-------- DATA --------
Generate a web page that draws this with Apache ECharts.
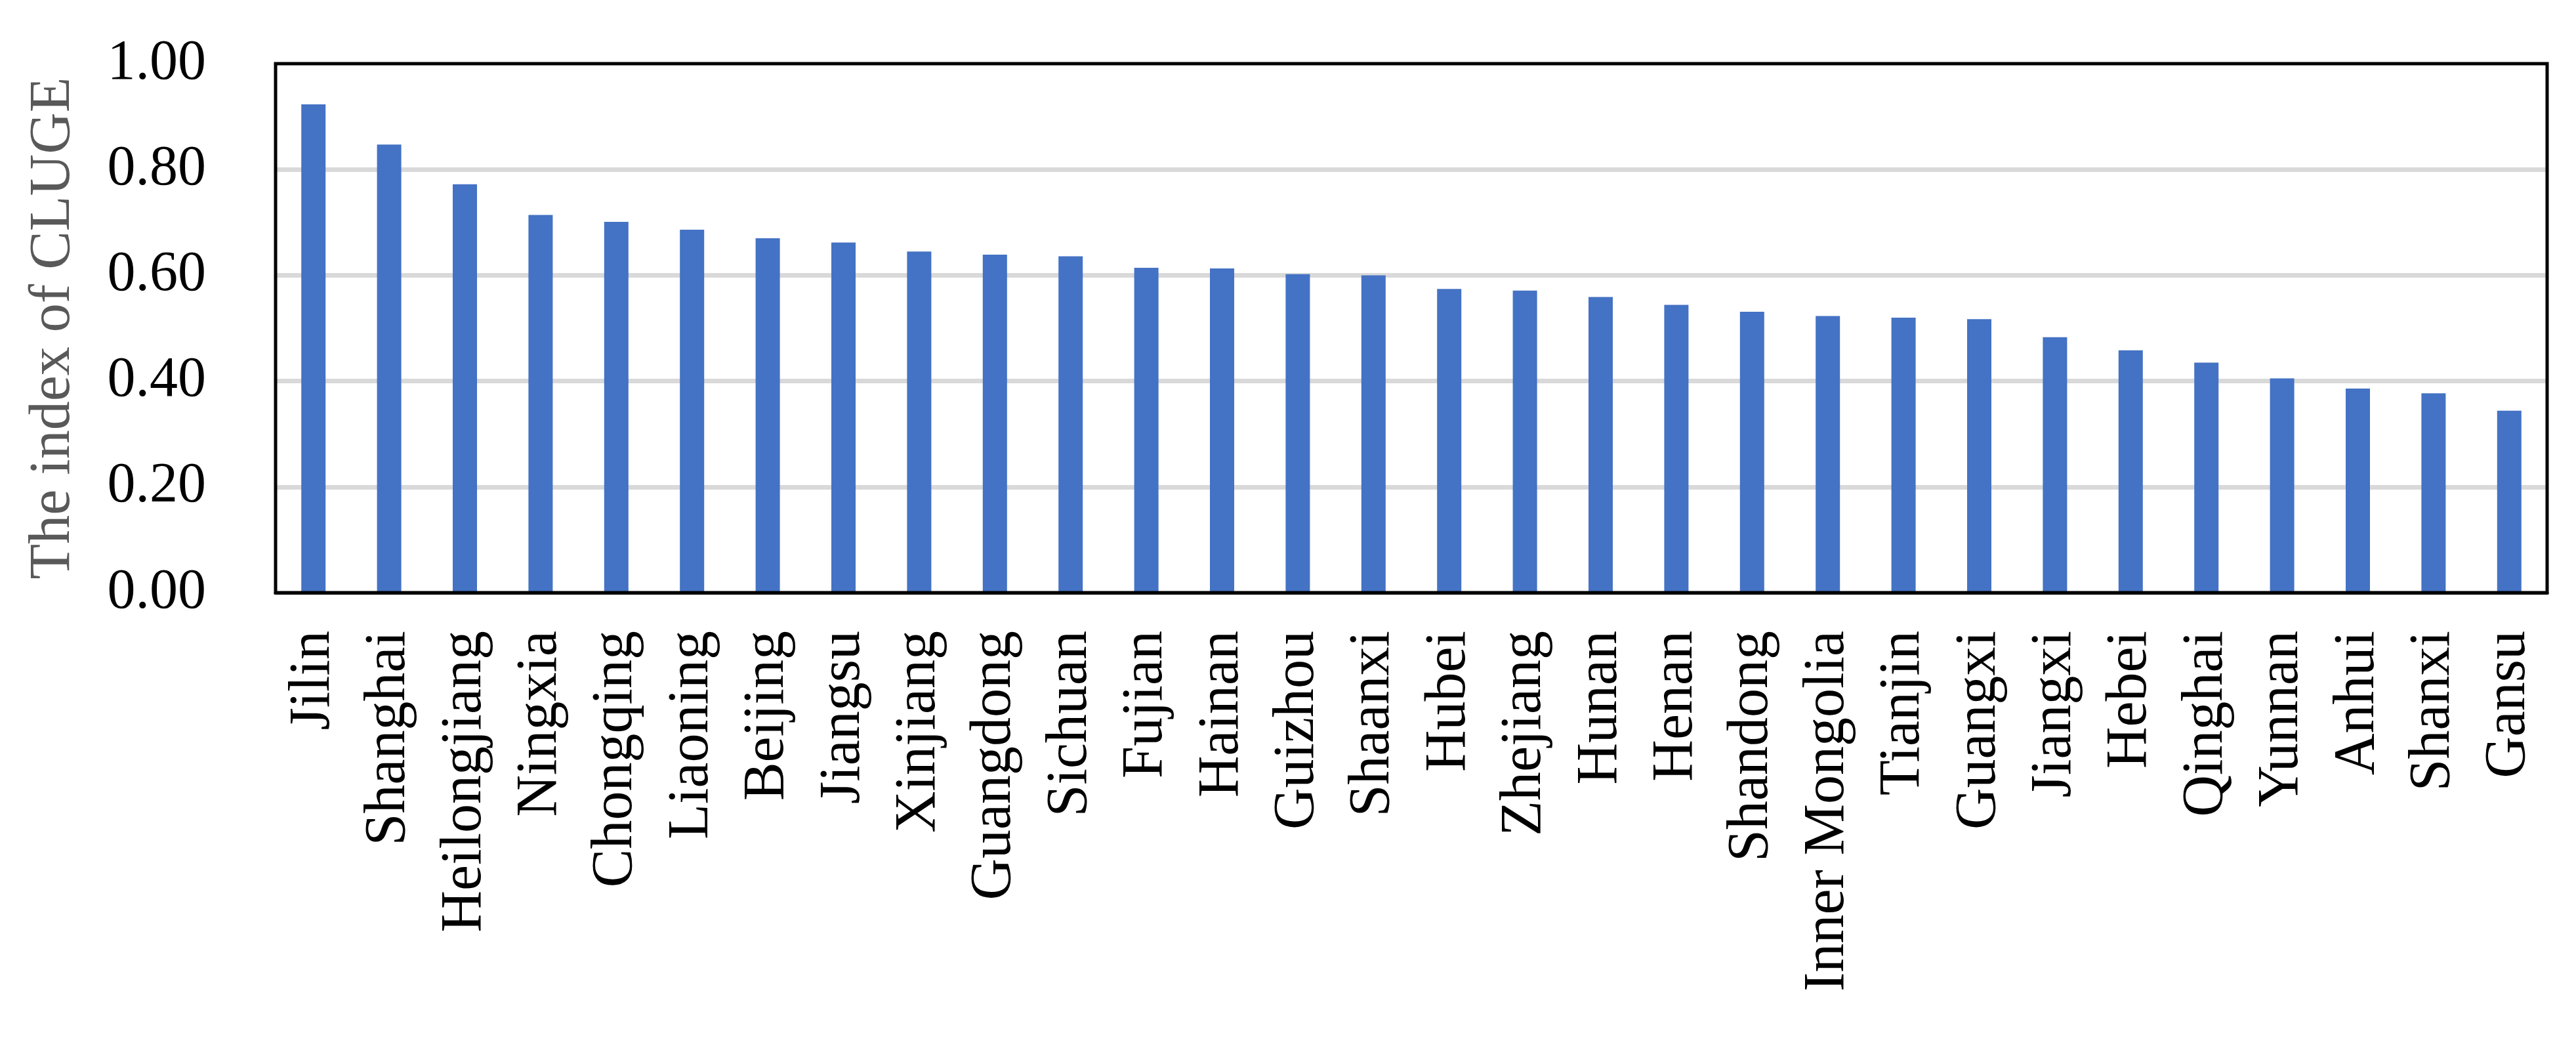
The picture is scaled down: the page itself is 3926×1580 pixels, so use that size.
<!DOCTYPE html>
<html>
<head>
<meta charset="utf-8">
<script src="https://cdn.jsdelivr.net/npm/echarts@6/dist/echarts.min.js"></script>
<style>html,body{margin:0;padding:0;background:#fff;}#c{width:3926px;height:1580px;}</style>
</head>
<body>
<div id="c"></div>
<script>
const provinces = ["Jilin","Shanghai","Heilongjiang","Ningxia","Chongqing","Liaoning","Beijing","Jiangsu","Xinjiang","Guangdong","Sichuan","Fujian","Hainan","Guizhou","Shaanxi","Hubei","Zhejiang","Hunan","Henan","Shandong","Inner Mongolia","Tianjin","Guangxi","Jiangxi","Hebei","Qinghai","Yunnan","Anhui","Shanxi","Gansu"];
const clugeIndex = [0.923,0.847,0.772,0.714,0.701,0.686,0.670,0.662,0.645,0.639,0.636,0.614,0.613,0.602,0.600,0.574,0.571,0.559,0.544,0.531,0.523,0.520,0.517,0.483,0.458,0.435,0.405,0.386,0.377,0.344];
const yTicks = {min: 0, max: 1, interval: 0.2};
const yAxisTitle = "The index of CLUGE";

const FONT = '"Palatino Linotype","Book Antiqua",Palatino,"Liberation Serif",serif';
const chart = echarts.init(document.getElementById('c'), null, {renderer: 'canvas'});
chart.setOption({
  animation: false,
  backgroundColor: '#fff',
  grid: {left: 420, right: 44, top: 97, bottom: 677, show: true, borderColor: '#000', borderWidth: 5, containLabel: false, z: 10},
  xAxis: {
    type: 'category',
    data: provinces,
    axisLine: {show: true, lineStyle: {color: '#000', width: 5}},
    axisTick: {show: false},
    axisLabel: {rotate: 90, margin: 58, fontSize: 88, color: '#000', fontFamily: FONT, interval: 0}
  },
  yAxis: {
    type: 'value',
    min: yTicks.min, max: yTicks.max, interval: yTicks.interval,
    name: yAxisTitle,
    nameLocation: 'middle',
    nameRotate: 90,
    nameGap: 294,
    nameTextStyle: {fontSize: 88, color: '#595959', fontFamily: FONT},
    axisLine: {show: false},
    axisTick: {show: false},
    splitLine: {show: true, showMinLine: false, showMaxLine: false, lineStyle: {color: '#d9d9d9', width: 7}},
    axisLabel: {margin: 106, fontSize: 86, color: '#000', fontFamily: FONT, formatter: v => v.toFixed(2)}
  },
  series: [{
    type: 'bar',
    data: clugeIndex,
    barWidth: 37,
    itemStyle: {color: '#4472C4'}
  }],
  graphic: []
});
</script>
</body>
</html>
--------
-------- DATA --------
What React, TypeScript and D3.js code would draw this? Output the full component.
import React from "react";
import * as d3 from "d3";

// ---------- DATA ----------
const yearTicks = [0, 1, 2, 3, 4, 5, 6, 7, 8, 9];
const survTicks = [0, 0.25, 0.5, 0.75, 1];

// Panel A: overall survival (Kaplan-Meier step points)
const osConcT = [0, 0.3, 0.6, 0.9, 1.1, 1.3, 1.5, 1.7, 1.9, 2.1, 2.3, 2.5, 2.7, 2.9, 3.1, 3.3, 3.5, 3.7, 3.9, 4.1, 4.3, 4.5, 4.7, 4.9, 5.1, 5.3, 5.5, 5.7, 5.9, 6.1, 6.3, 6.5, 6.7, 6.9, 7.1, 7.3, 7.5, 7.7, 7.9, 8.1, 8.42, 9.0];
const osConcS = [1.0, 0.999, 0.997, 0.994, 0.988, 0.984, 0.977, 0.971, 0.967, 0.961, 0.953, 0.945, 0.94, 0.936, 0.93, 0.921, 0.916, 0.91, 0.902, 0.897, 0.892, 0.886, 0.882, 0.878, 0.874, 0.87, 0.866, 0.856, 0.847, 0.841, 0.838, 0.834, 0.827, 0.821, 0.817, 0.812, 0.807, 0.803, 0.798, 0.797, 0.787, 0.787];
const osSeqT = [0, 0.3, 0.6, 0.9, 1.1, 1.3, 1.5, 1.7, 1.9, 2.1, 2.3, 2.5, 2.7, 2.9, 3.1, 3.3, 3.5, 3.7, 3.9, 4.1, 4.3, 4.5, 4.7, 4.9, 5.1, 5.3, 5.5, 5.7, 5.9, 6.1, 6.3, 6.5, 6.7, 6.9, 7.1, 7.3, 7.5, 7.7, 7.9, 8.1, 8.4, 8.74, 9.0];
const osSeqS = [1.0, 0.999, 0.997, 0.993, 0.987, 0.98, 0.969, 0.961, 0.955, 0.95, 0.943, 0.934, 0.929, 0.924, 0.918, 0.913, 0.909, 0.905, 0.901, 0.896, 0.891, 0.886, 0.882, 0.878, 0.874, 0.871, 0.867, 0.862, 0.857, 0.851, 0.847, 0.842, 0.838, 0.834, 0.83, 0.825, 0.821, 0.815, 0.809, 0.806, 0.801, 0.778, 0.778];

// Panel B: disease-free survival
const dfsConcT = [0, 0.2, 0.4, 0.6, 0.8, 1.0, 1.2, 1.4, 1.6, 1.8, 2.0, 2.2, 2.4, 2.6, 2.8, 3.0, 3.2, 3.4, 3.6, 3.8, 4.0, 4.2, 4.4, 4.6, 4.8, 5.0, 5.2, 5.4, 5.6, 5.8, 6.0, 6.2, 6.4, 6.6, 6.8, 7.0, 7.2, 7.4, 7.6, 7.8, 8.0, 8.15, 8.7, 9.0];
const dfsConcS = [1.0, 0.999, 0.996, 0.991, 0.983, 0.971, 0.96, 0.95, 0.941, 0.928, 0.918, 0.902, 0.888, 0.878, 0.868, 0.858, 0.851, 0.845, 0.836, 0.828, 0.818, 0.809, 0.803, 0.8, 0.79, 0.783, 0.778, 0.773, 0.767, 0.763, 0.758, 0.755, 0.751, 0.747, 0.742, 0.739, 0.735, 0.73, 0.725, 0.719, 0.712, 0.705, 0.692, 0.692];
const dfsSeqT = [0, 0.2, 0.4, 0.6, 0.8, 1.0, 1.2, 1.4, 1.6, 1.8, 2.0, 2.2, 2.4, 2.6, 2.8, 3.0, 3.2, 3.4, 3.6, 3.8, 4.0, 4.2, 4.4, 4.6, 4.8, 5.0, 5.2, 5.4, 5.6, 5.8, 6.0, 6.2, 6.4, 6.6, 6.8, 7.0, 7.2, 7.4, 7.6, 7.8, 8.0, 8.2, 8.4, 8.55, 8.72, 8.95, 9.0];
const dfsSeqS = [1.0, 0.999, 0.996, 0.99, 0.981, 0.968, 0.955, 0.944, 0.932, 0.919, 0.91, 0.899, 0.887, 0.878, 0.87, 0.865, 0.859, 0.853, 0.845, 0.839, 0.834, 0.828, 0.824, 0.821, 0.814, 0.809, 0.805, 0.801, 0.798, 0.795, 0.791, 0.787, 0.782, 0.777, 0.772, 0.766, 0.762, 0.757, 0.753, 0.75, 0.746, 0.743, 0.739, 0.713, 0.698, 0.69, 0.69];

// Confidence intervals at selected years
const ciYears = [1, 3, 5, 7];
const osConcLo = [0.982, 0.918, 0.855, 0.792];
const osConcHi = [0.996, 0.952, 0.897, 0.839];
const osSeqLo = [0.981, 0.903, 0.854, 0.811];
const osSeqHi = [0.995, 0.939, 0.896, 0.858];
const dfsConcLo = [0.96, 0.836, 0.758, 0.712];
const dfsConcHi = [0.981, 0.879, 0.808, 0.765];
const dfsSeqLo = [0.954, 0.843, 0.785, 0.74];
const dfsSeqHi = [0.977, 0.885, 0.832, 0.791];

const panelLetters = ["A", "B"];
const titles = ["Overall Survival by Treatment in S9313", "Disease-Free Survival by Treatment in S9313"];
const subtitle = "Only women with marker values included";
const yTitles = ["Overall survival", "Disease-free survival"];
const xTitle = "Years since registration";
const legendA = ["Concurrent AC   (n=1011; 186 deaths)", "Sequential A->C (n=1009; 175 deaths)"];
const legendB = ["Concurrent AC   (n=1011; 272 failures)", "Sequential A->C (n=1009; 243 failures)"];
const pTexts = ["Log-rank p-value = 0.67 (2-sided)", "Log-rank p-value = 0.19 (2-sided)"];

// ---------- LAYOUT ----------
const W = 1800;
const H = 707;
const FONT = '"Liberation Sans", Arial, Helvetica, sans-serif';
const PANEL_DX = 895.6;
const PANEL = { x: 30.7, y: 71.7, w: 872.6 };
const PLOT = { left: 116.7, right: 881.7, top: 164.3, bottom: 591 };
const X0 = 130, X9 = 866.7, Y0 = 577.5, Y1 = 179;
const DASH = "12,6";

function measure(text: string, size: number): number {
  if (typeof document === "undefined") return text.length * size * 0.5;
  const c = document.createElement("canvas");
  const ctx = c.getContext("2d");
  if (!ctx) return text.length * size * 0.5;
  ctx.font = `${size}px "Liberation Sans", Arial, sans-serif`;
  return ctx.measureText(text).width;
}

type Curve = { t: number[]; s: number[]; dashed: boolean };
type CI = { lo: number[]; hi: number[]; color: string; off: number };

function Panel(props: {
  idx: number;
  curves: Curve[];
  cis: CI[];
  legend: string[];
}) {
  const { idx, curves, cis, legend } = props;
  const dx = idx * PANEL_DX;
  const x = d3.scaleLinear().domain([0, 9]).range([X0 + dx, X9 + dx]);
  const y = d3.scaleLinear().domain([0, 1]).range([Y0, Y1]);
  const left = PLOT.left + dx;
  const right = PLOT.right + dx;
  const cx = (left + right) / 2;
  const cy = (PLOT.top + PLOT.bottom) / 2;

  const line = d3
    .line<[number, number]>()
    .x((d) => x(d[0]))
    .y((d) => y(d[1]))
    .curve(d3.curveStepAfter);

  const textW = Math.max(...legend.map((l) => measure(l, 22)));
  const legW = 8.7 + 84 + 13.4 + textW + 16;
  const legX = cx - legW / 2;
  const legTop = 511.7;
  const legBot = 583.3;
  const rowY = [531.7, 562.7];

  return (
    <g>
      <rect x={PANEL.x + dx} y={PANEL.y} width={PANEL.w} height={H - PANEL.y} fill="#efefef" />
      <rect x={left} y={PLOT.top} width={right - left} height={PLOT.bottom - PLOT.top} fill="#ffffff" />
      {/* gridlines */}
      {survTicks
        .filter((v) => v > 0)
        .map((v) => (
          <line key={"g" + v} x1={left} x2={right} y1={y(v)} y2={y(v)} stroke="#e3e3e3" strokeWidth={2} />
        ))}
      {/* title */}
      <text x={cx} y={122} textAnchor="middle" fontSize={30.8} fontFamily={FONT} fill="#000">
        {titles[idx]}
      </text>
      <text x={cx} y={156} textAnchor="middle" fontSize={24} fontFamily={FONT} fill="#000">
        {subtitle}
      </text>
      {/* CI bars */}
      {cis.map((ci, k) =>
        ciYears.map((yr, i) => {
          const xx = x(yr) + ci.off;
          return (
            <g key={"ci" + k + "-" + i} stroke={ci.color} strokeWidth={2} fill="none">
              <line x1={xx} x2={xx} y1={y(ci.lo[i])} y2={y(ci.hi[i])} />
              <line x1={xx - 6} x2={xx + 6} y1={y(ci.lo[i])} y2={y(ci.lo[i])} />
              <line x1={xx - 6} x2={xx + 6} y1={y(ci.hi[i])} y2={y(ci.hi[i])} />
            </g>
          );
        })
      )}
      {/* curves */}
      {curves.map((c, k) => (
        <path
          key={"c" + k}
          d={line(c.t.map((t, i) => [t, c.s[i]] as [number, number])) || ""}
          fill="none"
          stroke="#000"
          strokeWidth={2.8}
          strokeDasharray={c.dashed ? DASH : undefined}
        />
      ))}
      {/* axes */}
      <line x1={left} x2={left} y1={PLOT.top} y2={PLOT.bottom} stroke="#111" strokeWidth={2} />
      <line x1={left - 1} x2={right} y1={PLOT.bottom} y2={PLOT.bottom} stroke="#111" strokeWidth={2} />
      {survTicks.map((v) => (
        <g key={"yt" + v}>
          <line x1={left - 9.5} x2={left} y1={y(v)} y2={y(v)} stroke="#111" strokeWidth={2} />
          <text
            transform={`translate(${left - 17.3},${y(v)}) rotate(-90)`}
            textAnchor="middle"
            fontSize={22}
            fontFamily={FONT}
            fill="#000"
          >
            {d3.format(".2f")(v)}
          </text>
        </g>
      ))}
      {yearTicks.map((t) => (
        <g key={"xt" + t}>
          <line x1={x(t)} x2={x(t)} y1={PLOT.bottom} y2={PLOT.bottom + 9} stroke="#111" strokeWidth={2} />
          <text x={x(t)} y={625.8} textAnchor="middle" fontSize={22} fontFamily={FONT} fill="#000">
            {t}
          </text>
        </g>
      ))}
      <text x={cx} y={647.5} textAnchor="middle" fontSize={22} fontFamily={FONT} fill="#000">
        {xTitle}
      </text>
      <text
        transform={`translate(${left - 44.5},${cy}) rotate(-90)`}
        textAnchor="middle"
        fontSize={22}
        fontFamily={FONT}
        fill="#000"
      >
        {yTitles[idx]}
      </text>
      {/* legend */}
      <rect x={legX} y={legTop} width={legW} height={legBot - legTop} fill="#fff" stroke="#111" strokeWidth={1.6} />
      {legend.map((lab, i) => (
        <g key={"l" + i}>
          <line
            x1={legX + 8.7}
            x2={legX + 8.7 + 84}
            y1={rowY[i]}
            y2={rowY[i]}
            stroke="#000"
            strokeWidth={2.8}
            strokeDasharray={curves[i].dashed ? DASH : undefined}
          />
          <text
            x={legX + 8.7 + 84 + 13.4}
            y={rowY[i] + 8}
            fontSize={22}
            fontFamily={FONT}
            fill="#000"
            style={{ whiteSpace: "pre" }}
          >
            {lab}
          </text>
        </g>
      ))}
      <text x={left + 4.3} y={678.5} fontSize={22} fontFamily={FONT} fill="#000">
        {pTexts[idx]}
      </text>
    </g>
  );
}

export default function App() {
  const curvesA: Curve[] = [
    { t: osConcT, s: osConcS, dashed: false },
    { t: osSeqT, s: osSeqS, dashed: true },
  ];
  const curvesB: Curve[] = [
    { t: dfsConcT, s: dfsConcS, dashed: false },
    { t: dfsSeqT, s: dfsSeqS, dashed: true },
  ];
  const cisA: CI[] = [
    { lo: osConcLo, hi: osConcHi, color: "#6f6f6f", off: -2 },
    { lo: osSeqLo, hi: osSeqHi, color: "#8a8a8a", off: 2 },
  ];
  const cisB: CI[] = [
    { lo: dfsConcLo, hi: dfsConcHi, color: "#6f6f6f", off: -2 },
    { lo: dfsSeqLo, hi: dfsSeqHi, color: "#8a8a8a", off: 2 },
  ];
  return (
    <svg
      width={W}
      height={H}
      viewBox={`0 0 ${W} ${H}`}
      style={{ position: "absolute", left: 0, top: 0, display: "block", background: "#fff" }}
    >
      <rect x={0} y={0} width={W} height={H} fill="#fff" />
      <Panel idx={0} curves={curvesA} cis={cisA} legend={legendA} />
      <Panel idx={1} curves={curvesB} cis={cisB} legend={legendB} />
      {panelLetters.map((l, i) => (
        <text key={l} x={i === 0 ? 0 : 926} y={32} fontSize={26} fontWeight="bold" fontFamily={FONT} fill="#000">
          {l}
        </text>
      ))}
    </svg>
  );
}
--------
-------- DATA --------
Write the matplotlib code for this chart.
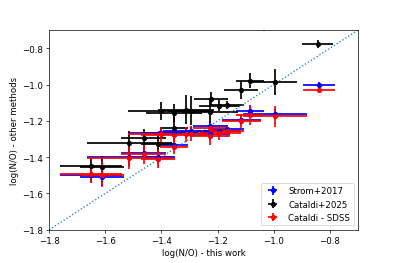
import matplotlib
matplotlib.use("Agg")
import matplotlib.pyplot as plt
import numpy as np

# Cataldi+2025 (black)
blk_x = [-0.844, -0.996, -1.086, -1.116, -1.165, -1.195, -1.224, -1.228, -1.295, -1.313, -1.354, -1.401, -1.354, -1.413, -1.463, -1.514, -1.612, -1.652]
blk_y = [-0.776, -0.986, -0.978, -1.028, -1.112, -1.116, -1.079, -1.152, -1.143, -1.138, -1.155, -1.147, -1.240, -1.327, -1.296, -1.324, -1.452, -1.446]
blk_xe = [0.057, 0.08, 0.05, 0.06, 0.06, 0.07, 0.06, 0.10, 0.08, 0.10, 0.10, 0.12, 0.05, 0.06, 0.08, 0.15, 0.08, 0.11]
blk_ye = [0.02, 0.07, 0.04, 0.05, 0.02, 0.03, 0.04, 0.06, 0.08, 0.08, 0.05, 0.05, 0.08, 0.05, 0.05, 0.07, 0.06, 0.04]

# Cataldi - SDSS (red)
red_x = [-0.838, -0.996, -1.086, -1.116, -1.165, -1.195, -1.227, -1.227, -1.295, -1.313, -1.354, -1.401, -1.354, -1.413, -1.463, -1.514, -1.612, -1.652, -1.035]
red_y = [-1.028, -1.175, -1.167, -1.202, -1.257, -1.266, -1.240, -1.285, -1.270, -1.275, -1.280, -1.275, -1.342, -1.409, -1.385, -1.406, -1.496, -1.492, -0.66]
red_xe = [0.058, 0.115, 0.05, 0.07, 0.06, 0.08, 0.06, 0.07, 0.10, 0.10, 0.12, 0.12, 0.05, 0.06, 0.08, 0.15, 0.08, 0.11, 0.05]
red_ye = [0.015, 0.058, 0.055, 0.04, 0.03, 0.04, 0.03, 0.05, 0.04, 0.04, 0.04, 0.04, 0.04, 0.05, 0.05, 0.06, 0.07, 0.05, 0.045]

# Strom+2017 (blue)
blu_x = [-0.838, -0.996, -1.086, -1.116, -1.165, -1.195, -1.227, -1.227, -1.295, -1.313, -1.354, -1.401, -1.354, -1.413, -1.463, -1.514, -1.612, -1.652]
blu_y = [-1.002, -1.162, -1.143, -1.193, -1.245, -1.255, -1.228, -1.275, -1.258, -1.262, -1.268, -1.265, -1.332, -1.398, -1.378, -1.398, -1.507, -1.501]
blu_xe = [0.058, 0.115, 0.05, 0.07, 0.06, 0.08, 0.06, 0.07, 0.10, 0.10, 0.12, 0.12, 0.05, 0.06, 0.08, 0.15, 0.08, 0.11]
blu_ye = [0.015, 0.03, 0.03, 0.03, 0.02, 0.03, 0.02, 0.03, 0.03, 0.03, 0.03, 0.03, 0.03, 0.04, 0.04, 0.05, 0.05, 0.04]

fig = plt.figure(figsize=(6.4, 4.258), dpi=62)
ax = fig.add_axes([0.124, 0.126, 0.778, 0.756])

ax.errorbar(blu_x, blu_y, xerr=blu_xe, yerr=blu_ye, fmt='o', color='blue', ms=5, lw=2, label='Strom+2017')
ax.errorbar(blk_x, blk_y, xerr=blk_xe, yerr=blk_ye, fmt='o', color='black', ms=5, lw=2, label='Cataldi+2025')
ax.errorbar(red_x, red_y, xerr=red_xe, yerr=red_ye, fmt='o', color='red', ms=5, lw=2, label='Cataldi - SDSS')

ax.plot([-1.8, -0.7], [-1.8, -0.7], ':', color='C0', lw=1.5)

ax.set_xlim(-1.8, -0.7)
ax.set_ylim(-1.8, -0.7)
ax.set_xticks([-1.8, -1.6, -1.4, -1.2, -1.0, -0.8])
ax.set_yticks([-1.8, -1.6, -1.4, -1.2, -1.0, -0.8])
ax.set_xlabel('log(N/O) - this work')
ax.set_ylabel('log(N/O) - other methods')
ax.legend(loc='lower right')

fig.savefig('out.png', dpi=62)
--------
> _EXERCISE_: Looking at the data above, return every line from the one with "What React, TypeScript" down to the one with "0.801, 0.778, 0.778];", exactly and inclusively.

> _SOLUTION TO THIS PROBLEM_:
What React, TypeScript and D3.js code would draw this? Output the full component.
import React from "react";
import * as d3 from "d3";

// ---------- DATA ----------
const yearTicks = [0, 1, 2, 3, 4, 5, 6, 7, 8, 9];
const survTicks = [0, 0.25, 0.5, 0.75, 1];

// Panel A: overall survival (Kaplan-Meier step points)
const osConcT = [0, 0.3, 0.6, 0.9, 1.1, 1.3, 1.5, 1.7, 1.9, 2.1, 2.3, 2.5, 2.7, 2.9, 3.1, 3.3, 3.5, 3.7, 3.9, 4.1, 4.3, 4.5, 4.7, 4.9, 5.1, 5.3, 5.5, 5.7, 5.9, 6.1, 6.3, 6.5, 6.7, 6.9, 7.1, 7.3, 7.5, 7.7, 7.9, 8.1, 8.42, 9.0];
const osConcS = [1.0, 0.999, 0.997, 0.994, 0.988, 0.984, 0.977, 0.971, 0.967, 0.961, 0.953, 0.945, 0.94, 0.936, 0.93, 0.921, 0.916, 0.91, 0.902, 0.897, 0.892, 0.886, 0.882, 0.878, 0.874, 0.87, 0.866, 0.856, 0.847, 0.841, 0.838, 0.834, 0.827, 0.821, 0.817, 0.812, 0.807, 0.803, 0.798, 0.797, 0.787, 0.787];
const osSeqT = [0, 0.3, 0.6, 0.9, 1.1, 1.3, 1.5, 1.7, 1.9, 2.1, 2.3, 2.5, 2.7, 2.9, 3.1, 3.3, 3.5, 3.7, 3.9, 4.1, 4.3, 4.5, 4.7, 4.9, 5.1, 5.3, 5.5, 5.7, 5.9, 6.1, 6.3, 6.5, 6.7, 6.9, 7.1, 7.3, 7.5, 7.7, 7.9, 8.1, 8.4, 8.74, 9.0];
const osSeqS = [1.0, 0.999, 0.997, 0.993, 0.987, 0.98, 0.969, 0.961, 0.955, 0.95, 0.943, 0.934, 0.929, 0.924, 0.918, 0.913, 0.909, 0.905, 0.901, 0.896, 0.891, 0.886, 0.882, 0.878, 0.874, 0.871, 0.867, 0.862, 0.857, 0.851, 0.847, 0.842, 0.838, 0.834, 0.83, 0.825, 0.821, 0.815, 0.809, 0.806, 0.801, 0.778, 0.778];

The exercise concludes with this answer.